Reclaim Lost Backlinks: Contact linking sites and reach out to get direct URLs updated. Every reclaimed link is authority regained.
Simple SEO Migration Checklist for 2025
Treat migration like moving a luxury showroom as you can’t afford a single mistake. Every step needs to be mitigated cautiously, as it safeguards rankings, trust, and revenue. Follow this checklist before, during and after the launch of your new website for optimum results.
Phase | Checklist Item |
---|---|
Before Launch | Define migration goal. Crawl site & log metrics. Backup all files. Map URLs (incl. images). Build & block staging site. Audit speed, metadata. Set up GA4, GSC, sitemaps. |
Launch Day | Go live in low-traffic hours. Remove staging blocks. Apply tested 301s. Transfer metadata. Confirm crawlability. Validate sitemap. |
After Launch | Crawl immediately. Test redirects. Submit sitemaps. Monitor rankings & traffic. Update backlinks. Optimize speed & mobile. Validate schema. Merge thin content. |
Before Launch:
- Define your goals. Domain swap? CMS change? Redesign? Know why.

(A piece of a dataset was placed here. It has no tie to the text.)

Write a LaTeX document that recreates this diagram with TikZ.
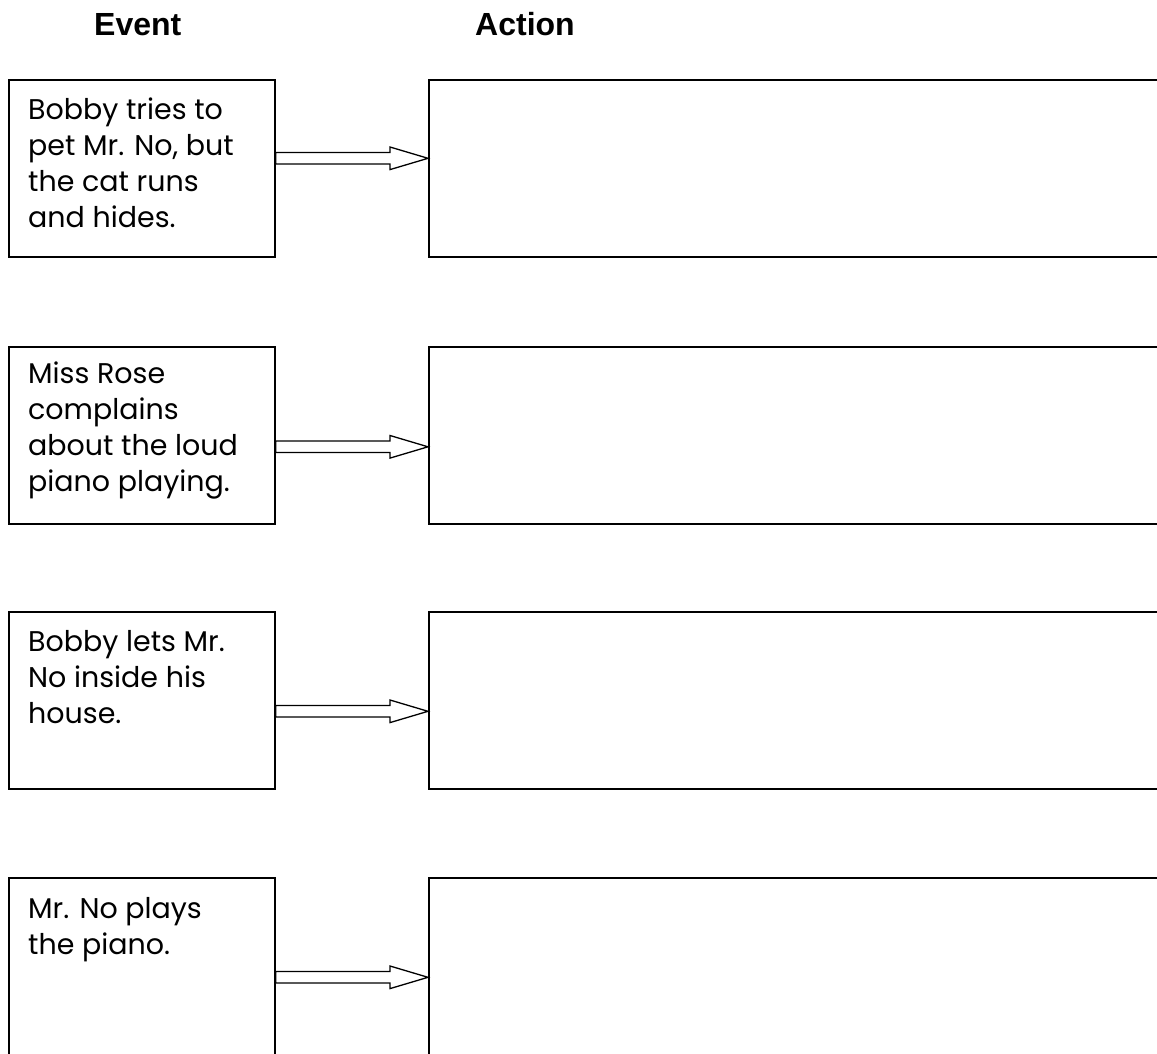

- Crawl your site. Log every URL, SEO metric, and top performer.
- Backup everything—content, database, settings.
- Map old URLs to new ones. Include images.
- Build a staging site. Block it from indexing.
- Audit staging: speed, canonicals, H1s, alt tags.
- Set up GA4, GSC, and sitemaps early.
Launch Day:
- Go live in low-traffic hours.
- Remove staging blocks.
- Apply precise 301s—no blanket redirects.
- Transfer all metadata.
- Confirm crawlability and sitemap accuracy.
After Launch:
- Crawl the live site immediately.
- Test every 301.
- Submit sitemaps to GSC and Bing.
- Monitor rankings, traffic, and conversions daily.
- Update backlinks, fix orphans, optimize for speed, and mobile.
- Validate schema, structured data, and EEAT.
- Refurbish outdated content and merge thin pages.